[Given request]: Locate the line bearing "Clone this chart in Plotly." in the material below, then reproduce it and each following line up to and including the line bearing "750, 757, 787]".

[Supplied data]:
---------------

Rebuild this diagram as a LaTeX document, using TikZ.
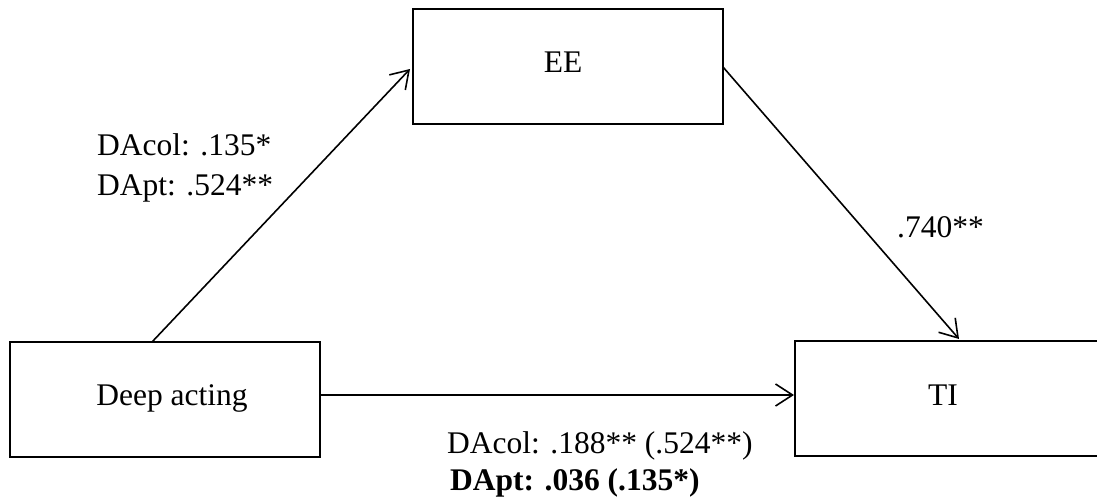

---------------

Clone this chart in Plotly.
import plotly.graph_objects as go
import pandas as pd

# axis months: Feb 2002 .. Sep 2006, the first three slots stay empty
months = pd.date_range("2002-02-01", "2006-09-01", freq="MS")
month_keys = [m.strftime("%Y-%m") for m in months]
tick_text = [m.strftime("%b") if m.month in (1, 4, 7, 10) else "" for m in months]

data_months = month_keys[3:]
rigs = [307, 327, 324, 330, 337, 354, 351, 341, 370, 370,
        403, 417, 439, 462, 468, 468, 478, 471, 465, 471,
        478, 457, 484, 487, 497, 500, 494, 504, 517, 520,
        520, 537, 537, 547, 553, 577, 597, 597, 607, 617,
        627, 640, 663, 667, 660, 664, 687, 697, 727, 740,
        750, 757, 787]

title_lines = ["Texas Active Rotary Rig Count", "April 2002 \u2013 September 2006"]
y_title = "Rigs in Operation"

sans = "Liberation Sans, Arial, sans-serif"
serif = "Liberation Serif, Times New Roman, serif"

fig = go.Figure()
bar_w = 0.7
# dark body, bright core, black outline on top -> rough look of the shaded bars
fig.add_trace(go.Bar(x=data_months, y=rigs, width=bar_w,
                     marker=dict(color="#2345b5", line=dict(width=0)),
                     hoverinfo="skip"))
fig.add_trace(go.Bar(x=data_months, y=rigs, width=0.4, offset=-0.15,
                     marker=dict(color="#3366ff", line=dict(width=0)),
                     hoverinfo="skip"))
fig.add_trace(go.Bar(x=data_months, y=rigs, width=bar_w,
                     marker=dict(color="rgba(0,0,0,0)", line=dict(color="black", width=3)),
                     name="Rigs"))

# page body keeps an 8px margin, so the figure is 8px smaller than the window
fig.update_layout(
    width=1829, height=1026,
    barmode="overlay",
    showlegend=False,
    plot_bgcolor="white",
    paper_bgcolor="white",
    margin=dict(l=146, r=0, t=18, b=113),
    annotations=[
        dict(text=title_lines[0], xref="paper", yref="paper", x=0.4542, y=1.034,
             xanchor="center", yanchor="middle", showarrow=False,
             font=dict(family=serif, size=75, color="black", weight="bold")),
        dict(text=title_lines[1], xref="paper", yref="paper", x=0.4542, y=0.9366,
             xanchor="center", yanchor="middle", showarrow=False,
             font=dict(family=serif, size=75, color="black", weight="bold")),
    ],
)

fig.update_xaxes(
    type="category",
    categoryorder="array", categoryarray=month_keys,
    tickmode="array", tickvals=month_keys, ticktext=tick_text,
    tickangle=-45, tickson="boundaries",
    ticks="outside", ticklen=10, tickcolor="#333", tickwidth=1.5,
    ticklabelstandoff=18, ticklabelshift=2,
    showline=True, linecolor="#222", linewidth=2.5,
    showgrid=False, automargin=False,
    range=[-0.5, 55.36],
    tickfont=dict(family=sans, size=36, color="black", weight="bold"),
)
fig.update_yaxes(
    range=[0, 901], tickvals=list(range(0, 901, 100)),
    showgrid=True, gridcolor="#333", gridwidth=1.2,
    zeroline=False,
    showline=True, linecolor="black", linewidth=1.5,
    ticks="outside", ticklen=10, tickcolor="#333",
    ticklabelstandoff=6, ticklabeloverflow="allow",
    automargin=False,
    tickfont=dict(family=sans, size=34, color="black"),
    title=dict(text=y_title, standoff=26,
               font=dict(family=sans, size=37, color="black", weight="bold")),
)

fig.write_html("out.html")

---------------

[Exercise solution]:
Clone this chart in Plotly.
import plotly.graph_objects as go
import pandas as pd

# axis months: Feb 2002 .. Sep 2006, the first three slots stay empty
months = pd.date_range("2002-02-01", "2006-09-01", freq="MS")
month_keys = [m.strftime("%Y-%m") for m in months]
tick_text = [m.strftime("%b") if m.month in (1, 4, 7, 10) else "" for m in months]

data_months = month_keys[3:]
rigs = [307, 327, 324, 330, 337, 354, 351, 341, 370, 370,
        403, 417, 439, 462, 468, 468, 478, 471, 465, 471,
        478, 457, 484, 487, 497, 500, 494, 504, 517, 520,
        520, 537, 537, 547, 553, 577, 597, 597, 607, 617,
        627, 640, 663, 667, 660, 664, 687, 697, 727, 740,
        750, 757, 787]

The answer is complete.